• _THE REQUEST_
Leave out every picture. Copy exactly the lines from the one holding "Clone this chart in matplotlib." through the one holding "return [x0 /".

══ STORED RECORDS ══

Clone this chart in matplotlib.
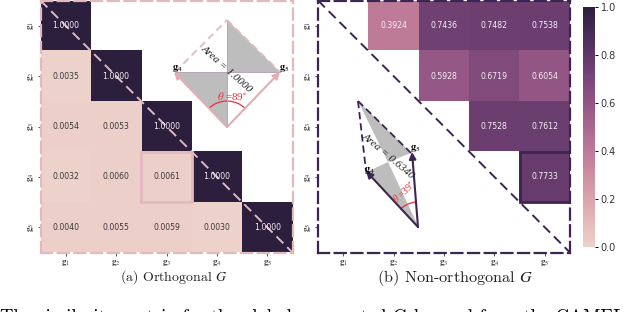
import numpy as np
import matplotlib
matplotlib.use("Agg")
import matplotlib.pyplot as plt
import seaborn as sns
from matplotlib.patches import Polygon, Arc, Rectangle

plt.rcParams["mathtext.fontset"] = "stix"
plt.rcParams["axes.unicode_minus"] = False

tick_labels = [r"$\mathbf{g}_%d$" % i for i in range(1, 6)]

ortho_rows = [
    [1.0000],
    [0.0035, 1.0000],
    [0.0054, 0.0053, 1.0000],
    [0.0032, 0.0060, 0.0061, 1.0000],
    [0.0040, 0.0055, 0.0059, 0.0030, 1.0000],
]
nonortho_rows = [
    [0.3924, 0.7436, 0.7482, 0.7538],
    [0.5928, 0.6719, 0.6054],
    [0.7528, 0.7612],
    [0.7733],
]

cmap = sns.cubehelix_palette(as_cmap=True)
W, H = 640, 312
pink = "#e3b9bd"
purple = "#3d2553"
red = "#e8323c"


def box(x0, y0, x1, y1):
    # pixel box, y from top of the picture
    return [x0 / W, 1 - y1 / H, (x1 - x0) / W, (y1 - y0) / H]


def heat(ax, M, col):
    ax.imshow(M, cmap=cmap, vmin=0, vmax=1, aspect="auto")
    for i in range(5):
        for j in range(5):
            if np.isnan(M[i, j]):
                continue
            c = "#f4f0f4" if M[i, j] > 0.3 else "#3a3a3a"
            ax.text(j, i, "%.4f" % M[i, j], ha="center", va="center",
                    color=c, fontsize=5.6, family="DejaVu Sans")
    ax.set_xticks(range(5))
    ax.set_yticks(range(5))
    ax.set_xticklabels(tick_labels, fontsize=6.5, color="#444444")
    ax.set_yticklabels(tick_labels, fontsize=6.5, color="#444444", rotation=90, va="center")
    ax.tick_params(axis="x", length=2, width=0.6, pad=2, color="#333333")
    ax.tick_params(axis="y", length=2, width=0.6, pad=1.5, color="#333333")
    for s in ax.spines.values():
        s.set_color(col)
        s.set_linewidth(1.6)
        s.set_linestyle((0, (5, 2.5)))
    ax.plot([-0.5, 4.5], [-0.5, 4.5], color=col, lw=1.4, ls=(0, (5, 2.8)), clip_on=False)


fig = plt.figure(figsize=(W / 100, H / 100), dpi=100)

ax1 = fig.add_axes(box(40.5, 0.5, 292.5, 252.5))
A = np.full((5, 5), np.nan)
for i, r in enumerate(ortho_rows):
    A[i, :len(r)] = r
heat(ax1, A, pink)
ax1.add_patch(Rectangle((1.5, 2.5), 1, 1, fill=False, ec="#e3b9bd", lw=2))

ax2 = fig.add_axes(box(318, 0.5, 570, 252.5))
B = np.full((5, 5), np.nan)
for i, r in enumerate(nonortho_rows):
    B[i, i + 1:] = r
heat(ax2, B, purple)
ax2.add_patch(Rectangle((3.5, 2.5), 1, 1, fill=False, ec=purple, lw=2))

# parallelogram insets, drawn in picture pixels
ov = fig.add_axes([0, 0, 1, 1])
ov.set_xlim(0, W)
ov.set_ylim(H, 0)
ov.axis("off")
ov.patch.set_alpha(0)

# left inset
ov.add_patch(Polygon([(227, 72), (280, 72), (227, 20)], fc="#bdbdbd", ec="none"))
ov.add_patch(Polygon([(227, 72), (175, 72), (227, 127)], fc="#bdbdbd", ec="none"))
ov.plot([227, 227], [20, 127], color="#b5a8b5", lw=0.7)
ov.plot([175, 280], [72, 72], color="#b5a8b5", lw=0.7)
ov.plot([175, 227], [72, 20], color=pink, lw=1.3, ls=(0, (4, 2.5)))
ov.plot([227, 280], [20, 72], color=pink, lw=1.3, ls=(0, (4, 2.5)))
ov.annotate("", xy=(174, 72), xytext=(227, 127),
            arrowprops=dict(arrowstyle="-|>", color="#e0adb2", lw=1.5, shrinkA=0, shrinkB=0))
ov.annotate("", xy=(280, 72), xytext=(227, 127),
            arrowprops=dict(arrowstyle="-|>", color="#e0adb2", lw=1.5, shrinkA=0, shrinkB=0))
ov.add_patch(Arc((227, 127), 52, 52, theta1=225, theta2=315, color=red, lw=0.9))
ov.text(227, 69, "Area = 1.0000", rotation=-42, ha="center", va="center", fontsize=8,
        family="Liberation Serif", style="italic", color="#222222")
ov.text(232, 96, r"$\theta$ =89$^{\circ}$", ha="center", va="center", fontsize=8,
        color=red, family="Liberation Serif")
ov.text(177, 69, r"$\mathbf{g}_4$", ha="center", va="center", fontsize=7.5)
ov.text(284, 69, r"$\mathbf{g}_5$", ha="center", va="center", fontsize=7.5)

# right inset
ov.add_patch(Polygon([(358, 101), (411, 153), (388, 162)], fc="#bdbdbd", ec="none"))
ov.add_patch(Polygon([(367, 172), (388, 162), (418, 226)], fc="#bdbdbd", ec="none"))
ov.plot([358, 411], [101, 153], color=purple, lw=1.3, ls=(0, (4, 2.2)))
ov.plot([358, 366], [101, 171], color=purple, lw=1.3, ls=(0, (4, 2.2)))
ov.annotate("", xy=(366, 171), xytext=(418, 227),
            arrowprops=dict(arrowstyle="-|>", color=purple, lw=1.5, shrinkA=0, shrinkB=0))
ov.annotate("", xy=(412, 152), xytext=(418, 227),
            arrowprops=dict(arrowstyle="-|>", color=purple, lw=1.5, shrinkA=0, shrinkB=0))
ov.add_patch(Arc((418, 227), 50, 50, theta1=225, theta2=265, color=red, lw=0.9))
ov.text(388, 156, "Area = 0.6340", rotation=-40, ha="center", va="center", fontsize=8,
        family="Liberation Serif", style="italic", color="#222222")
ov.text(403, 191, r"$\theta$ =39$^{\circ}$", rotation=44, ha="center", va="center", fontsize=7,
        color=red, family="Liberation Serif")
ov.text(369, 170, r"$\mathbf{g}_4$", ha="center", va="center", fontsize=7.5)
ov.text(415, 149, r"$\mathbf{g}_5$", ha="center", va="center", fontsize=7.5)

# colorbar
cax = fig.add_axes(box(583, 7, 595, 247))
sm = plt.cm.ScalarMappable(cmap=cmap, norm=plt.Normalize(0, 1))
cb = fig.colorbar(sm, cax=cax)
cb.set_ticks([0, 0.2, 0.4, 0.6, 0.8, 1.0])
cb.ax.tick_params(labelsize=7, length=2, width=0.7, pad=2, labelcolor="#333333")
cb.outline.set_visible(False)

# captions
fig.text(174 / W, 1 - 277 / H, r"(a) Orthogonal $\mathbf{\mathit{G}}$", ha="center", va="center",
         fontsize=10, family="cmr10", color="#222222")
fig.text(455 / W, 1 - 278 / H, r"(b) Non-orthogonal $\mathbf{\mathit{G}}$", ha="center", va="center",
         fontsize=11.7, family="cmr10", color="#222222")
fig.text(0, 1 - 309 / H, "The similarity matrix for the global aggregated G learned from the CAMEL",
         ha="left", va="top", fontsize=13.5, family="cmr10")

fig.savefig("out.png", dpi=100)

═══
══ STORED RECORDS ══

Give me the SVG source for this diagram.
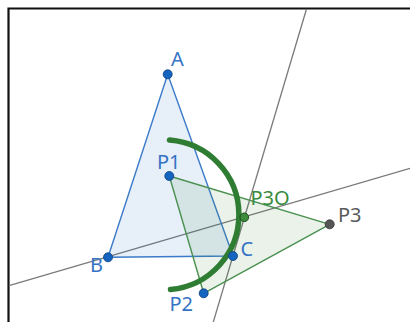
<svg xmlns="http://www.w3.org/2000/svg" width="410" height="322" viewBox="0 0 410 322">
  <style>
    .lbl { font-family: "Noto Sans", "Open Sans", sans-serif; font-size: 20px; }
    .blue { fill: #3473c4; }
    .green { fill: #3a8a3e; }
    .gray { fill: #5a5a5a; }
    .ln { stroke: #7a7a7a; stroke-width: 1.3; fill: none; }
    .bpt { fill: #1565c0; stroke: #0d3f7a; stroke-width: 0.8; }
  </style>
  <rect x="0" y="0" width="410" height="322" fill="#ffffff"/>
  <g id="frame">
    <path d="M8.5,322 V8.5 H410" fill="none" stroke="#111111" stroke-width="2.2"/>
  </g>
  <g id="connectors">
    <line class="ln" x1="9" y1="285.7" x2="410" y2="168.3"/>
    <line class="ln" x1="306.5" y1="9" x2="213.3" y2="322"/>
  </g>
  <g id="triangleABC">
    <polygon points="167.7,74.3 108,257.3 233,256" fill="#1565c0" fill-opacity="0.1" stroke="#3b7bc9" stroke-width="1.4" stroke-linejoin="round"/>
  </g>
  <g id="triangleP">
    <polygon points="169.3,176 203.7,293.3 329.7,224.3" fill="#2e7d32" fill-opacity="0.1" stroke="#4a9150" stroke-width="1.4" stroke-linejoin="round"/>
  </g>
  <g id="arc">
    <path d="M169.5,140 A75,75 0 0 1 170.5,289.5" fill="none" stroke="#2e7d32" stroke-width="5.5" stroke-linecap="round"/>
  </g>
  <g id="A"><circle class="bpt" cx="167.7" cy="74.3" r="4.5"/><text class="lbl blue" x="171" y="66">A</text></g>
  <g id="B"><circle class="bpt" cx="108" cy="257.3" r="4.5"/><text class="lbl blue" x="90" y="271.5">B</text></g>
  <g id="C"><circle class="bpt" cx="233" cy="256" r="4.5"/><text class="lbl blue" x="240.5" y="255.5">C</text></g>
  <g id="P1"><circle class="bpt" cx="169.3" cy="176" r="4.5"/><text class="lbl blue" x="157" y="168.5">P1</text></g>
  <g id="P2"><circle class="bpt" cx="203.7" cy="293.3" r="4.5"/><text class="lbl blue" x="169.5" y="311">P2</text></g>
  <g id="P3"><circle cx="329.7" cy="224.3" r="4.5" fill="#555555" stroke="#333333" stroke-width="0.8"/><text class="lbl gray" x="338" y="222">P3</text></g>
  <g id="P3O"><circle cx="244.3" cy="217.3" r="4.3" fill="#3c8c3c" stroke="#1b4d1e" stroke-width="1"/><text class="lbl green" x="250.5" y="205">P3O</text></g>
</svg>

═══

• _OUTPUT FOR THIS EXERCISE_
Clone this chart in matplotlib.
import numpy as np
import matplotlib
matplotlib.use("Agg")
import matplotlib.pyplot as plt
import seaborn as sns
from matplotlib.patches import Polygon, Arc, Rectangle

plt.rcParams["mathtext.fontset"] = "stix"
plt.rcParams["axes.unicode_minus"] = False

tick_labels = [r"$\mathbf{g}_%d$" % i for i in range(1, 6)]

ortho_rows = [
    [1.0000],
    [0.0035, 1.0000],
    [0.0054, 0.0053, 1.0000],
    [0.0032, 0.0060, 0.0061, 1.0000],
    [0.0040, 0.0055, 0.0059, 0.0030, 1.0000],
]
nonortho_rows = [
    [0.3924, 0.7436, 0.7482, 0.7538],
    [0.5928, 0.6719, 0.6054],
    [0.7528, 0.7612],
    [0.7733],
]

cmap = sns.cubehelix_palette(as_cmap=True)
W, H = 640, 312
pink = "#e3b9bd"
purple = "#3d2553"
red = "#e8323c"


def box(x0, y0, x1, y1):
    # pixel box, y from top of the picture
    return [x0 / W, 1 - y1 / H, (x1 - x0) / W, (y1 - y0) / H]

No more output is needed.